Stated exercise: Every line of the listing must be reproduced as it stands. Leave the images behind.

** start Provided data **

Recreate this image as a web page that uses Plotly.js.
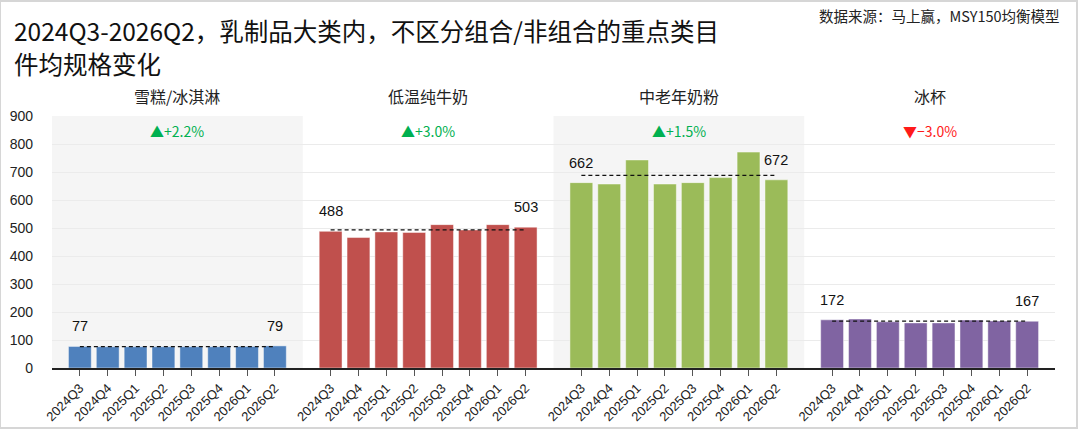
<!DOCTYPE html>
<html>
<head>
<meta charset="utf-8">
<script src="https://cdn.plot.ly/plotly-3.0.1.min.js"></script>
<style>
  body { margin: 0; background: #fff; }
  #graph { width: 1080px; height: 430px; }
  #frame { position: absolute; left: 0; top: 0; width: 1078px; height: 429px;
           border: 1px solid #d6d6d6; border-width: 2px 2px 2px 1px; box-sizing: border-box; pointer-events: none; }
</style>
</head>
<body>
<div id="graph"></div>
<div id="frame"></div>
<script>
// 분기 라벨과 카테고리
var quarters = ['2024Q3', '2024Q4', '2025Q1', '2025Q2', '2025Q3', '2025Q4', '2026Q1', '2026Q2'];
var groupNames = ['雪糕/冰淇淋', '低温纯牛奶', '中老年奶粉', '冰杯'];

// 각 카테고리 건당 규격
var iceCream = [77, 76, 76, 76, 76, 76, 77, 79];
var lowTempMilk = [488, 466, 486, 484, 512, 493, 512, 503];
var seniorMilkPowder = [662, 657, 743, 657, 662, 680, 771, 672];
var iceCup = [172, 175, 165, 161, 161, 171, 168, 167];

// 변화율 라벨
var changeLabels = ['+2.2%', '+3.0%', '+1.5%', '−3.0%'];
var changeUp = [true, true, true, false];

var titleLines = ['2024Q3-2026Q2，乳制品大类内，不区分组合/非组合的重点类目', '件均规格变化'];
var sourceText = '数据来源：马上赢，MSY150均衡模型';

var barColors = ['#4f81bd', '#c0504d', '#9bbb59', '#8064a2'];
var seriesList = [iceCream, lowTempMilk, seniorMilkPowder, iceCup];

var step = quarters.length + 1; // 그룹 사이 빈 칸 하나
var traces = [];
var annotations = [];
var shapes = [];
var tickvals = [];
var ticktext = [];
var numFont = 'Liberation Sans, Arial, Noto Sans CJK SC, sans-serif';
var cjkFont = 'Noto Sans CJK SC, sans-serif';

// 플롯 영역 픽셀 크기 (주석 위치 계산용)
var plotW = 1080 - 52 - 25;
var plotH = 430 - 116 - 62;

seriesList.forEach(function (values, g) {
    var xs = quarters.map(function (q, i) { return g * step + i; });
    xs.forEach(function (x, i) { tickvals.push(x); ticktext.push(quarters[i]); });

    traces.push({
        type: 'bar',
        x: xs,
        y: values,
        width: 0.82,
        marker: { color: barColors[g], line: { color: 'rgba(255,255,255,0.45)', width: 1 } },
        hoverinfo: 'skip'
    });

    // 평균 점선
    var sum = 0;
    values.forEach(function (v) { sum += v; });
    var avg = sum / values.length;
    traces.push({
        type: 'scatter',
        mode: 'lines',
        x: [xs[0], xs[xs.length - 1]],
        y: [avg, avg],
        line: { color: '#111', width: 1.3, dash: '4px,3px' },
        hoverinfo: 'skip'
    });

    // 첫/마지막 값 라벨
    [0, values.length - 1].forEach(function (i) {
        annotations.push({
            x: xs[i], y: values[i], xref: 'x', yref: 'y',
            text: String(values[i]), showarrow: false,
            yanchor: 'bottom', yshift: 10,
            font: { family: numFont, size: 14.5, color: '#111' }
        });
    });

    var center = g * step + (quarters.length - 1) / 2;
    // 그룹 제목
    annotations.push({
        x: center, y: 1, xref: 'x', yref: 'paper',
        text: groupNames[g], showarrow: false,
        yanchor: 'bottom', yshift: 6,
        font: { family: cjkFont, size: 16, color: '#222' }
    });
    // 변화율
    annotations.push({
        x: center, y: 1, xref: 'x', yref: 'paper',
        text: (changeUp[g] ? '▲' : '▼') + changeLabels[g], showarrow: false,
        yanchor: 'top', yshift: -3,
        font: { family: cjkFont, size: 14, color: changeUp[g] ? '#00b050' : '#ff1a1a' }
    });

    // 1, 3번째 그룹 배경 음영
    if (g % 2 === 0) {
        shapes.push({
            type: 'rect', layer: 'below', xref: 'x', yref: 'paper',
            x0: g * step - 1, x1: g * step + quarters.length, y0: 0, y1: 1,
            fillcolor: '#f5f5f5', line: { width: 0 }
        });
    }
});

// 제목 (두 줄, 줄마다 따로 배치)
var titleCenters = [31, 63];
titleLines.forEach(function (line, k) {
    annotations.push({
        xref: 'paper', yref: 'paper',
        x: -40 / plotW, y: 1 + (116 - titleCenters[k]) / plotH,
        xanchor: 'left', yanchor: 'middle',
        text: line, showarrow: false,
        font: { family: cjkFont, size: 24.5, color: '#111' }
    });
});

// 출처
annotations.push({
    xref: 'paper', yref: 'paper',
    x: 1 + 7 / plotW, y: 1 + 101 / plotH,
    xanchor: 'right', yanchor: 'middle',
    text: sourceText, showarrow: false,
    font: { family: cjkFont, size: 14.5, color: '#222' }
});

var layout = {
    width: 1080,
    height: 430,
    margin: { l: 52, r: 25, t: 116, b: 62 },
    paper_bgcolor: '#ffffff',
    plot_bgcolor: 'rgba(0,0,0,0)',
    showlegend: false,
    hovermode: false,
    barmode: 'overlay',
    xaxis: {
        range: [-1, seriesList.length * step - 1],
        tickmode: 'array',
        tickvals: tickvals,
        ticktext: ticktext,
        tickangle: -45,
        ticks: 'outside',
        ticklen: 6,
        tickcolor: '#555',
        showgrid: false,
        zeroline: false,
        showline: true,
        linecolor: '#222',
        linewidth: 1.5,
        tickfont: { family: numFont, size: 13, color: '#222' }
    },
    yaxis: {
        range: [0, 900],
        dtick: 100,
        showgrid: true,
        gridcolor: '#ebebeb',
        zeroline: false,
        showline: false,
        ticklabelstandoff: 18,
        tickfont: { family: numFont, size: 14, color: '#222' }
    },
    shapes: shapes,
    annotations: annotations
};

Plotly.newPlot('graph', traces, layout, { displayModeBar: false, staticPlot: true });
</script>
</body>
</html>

** end Provided data **

Result of this exercise:
Recreate this image as a web page that uses Plotly.js.
<!DOCTYPE html>
<html>
<head>
<meta charset="utf-8">
<script src="https://cdn.plot.ly/plotly-3.0.1.min.js"></script>
<style>
  body { margin: 0; background: #fff; }
  #graph { width: 1080px; height: 430px; }
  #frame { position: absolute; left: 0; top: 0; width: 1078px; height: 429px;
           border: 1px solid #d6d6d6; border-width: 2px 2px 2px 1px; box-sizing: border-box; pointer-events: none; }
</style>
</head>
<body>
<div id="graph"></div>
<div id="frame"></div>
<script>
// 분기 라벨과 카테고리
var quarters = ['2024Q3', '2024Q4', '2025Q1', '2025Q2', '2025Q3', '2025Q4', '2026Q1', '2026Q2'];
var groupNames = ['雪糕/冰淇淋', '低温纯牛奶', '中老年奶粉', '冰杯'];

// 각 카테고리 건당 규격
var iceCream = [77, 76, 76, 76, 76, 76, 77, 79];
var lowTempMilk = [488, 466, 486, 484, 512, 493, 512, 503];
var seniorMilkPowder = [662, 657, 743, 657, 662, 680, 771, 672];
var iceCup = [172, 175, 165, 161, 161, 171, 168, 167];

// 변화율 라벨
var changeLabels = ['+2.2%', '+3.0%', '+1.5%', '−3.0%'];
var changeUp = [true, true, true, false];

var titleLines = ['2024Q3-2026Q2，乳制品大类内，不区分组合/非组合的重点类目', '件均规格变化'];
var sourceText = '数据来源：马上赢，MSY150均衡模型';

var barColors = ['#4f81bd', '#c0504d', '#9bbb59', '#8064a2'];
var seriesList = [iceCream, lowTempMilk, seniorMilkPowder, iceCup];

var step = quarters.length + 1; // 그룹 사이 빈 칸 하나
var traces = [];
var annotations = [];
var shapes = [];
var tickvals = [];
var ticktext = [];
var numFont = 'Liberation Sans, Arial, Noto Sans CJK SC, sans-serif';
var cjkFont = 'Noto Sans CJK SC, sans-serif';

// 플롯 영역 픽셀 크기 (주석 위치 계산용)
var plotW = 1080 - 52 - 25;
var plotH = 430 - 116 - 62;

seriesList.forEach(function (values, g) {
    var xs = quarters.map(function (q, i) { return g * step + i; });
    xs.forEach(function (x, i) { tickvals.push(x); ticktext.push(quarters[i]); });

    traces.push({
        type: 'bar',
        x: xs,
        y: values,
        width: 0.82,
        marker: { color: barColors[g], line: { color: 'rgba(255,255,255,0.45)', width: 1 } },
        hoverinfo: 'skip'
    });

    // 평균 점선
    var sum = 0;
    values.forEach(function (v) { sum += v; });
    var avg = sum / values.length;
    traces.push({
        type: 'scatter',
        mode: 'lines',
        x: [xs[0], xs[xs.length - 1]],
        y: [avg, avg],
        line: { color: '#111', width: 1.3, dash: '4px,3px' },
        hoverinfo: 'skip'
    });

    // 첫/마지막 값 라벨
    [0, values.length - 1].forEach(function (i) {
        annotations.push({
            x: xs[i], y: values[i], xref: 'x', yref: 'y',
            text: String(values[i]), showarrow: false,
            yanchor: 'bottom', yshift: 10,
            font: { family: numFont, size: 14.5, color: '#111' }
        });
    });

    var center = g * step + (quarters.length - 1) / 2;
    // 그룹 제목
    annotations.push({
        x: center, y: 1, xref: 'x', yref: 'paper',
        text: groupNames[g], showarrow: false,
        yanchor: 'bottom', yshift: 6,
        font: { family: cjkFont, size: 16, color: '#222' }
    });
    // 변화율
    annotations.push({
        x: center, y: 1, xref: 'x', yref: 'paper',
        text: (changeUp[g] ? '▲' : '▼') + changeLabels[g], showarrow: false,
        yanchor: 'top', yshift: -3,
        font: { family: cjkFont, size: 14, color: changeUp[g] ? '#00b050' : '#ff1a1a' }
    });

    // 1, 3번째 그룹 배경 음영
    if (g % 2 === 0) {
        shapes.push({
            type: 'rect', layer: 'below', xref: 'x', yref: 'paper',
            x0: g * step - 1, x1: g * step + quarters.length, y0: 0, y1: 1,
            fillcolor: '#f5f5f5', line: { width: 0 }
        });
    }
});

// 제목 (두 줄, 줄마다 따로 배치)
var titleCenters = [31, 63];
titleLines.forEach(function (line, k) {
    annotations.push({
        xref: 'paper', yref: 'paper',
        x: -40 / plotW, y: 1 + (116 - titleCenters[k]) / plotH,
        xanchor: 'left', yanchor: 'middle',
        text: line, showarrow: false,
        font: { family: cjkFont, size: 24.5, color: '#111' }
    });
});

// 출처
annotations.push({
    xref: 'paper', yref: 'paper',
    x: 1 + 7 / plotW, y: 1 + 101 / plotH,
    xanchor: 'right', yanchor: 'middle',
    text: sourceText, showarrow: false,
    font: { family: cjkFont, size: 14.5, color: '#222' }
});

var layout = {
    width: 1080,
    height: 430,
    margin: { l: 52, r: 25, t: 116, b: 62 },
    paper_bgcolor: '#ffffff',
    plot_bgcolor: 'rgba(0,0,0,0)',
    showlegend: false,
    hovermode: false,
    barmode: 'overlay',
    xaxis: {
        range: [-1, seriesList.length * step - 1],
        tickmode: 'array',
        tickvals: tickvals,
        ticktext: ticktext,
        tickangle: -45,
        ticks: 'outside',
        ticklen: 6,
        tickcolor: '#555',
        showgrid: false,
        zeroline: false,
        showline: true,
        linecolor: '#222',
        linewidth: 1.5,
        tickfont: { family: numFont, size: 13, color: '#222' }
    },
    yaxis: {
        range: [0, 900],
        dtick: 100,
        showgrid: true,
        gridcolor: '#ebebeb',
        zeroline: false,
        showline: false,
        ticklabelstandoff: 18,
        tickfont: { family: numFont, size: 14, color: '#222' }
    },
    shapes: shapes,
    annotations: annotations
};

Plotly.newPlot('graph', traces, layout, { displayModeBar: false, staticPlot: true });
</script>
</body>
</html>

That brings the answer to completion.